The strikes took place over Wednesday night and early Thursday morning, killing at least 16 militants in the North Waziristan tribal district that lies on the Afghan border, in the first such attacks since December.
They came in the same week as the Taliban claimed responsibility for an all-night siege of Karachi airport that left 37 dead including 10 attackers, shredding a nascent peace process and placing pressure on Islamabad to react decisively.
The foreign office issued a tersely worded statement condemning the strikes as "a violation of Pakistan's sovereignty and territorial integrity".
"Additionally, these strikes have a negative impact on the government's efforts to bring peace and stability in Pakistan and the region," the statement said.
A foreign office spokeswoman told AFP that rumours of Pakistan requesting the attack were "speculation".
But a senior retired diplomat who is familiar with tribal affairs told AFP: "The government must have consented to this attack.
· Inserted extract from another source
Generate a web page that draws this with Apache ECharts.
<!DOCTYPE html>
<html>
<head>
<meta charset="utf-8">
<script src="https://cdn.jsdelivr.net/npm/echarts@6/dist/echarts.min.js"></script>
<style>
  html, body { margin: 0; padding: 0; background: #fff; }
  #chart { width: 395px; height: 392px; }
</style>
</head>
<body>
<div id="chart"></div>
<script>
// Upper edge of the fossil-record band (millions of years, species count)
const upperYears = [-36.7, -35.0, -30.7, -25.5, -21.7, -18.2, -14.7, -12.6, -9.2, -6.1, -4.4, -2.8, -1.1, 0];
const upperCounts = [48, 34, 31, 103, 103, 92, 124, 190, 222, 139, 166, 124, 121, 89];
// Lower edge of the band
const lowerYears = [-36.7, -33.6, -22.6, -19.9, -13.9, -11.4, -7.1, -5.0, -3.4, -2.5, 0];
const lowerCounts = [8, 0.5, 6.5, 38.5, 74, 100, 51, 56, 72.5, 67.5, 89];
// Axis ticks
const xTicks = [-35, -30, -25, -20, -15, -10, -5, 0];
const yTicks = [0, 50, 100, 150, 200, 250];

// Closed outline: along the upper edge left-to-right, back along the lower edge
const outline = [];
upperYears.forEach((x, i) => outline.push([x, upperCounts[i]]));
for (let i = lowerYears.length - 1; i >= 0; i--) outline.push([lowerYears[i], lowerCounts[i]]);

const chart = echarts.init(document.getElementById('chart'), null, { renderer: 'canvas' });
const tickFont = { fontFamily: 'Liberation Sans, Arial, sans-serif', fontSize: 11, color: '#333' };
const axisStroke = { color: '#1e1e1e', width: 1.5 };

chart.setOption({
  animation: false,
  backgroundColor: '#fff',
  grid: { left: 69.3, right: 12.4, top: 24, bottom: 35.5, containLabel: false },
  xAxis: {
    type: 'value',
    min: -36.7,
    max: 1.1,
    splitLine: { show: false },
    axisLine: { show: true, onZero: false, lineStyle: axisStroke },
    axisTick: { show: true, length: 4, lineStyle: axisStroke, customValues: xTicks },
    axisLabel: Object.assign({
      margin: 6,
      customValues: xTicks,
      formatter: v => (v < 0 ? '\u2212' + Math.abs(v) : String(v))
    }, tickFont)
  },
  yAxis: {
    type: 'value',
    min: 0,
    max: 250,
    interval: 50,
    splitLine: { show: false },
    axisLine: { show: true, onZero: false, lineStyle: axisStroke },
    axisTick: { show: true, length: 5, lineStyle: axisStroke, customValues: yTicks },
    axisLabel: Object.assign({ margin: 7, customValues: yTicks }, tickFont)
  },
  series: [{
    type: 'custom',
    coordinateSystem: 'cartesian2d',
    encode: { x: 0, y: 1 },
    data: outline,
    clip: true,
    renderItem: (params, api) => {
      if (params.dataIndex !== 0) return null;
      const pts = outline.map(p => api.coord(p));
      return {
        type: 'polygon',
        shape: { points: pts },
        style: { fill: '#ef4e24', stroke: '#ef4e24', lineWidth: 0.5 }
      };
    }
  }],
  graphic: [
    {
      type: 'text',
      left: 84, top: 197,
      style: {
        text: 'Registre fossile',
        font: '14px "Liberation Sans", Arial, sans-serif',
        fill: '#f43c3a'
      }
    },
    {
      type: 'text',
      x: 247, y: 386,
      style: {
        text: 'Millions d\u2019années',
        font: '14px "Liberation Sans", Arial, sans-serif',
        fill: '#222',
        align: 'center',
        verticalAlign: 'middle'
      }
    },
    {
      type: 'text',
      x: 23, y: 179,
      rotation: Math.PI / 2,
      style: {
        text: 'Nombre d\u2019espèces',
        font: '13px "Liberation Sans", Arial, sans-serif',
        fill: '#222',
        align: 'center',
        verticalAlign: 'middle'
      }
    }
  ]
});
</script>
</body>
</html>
It could not have happened without that."
Washington reportedly suspended its drone programme in December to give Islamabad time to pursue a dialogue process with the TTP aimed at ending a seven year insurgency that has claimed thousands of lives.
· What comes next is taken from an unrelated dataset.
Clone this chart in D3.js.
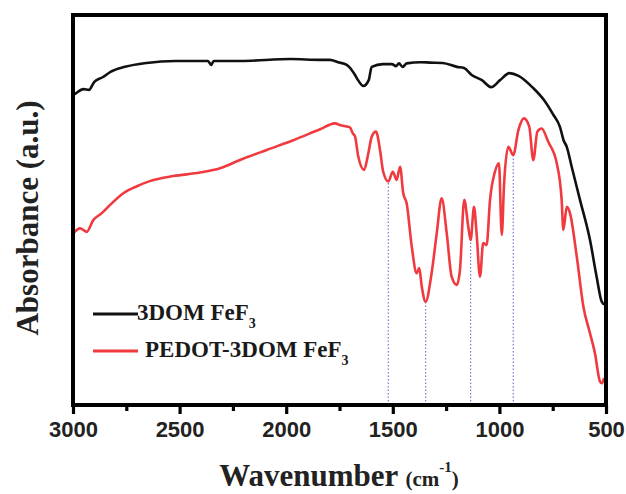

The dialogue resulted in a month-long ceasefire between March and April but later broke down, with Pakistan resuming air strikes in suspected militant hideouts in the tribal areas.
The army was widely seen as being opposed to the dialogue because of the heavy casualties it has sustained at the hands of the Tehreek-e-Taliban (TTP), which views them as a mercenary force serving foreign interests.
But following the breakdown of the talks and the Karachi attack, observers believe both civil and military authorities are converging on the need for more concerted action.
Leaked documents have shown deep cooperation over drone attacks in the past, but they remain controversial with critics charging they cause many civilian casualties.
Some 2,171 people have been killed in drone attacks since August 2008, according to an AFP tally.
The US drone strikes took place within hours of each other as militants gathered to dig out the bodies and search for the injured.
The first struck a vehicle and a compound in the village of Dargah Mandi in North Waziristan, where almost 60,000 residents have fled since May fearing a long-rumoured offensive.
An intelligence official in Miranshah, the region's main town some 10 kilometres (six miles) east of the village, said the missiles had struck a pick-up truck carrying about six militants and laden with explosives.
"Four of them were Uzbeks and two were Punjabi Taliban," he said, referring to militants from Pakistan's central Punjab province.
The TTP confirmed to AFP on Wednesday that the Karachi airport siege was carried out by Uzbek fighters belonging to the International Movement for Uzbekistan in a "joint operation".
The second strike came early Thursday at the same site as militants gathered to dig-out the bodies of their fallen comrades at the site of the earlier attack, a local security official said..
Prior to the latest strikes, the last drone attack on Pakistani soil occurred on December 25, 2013, killing three suspected militants.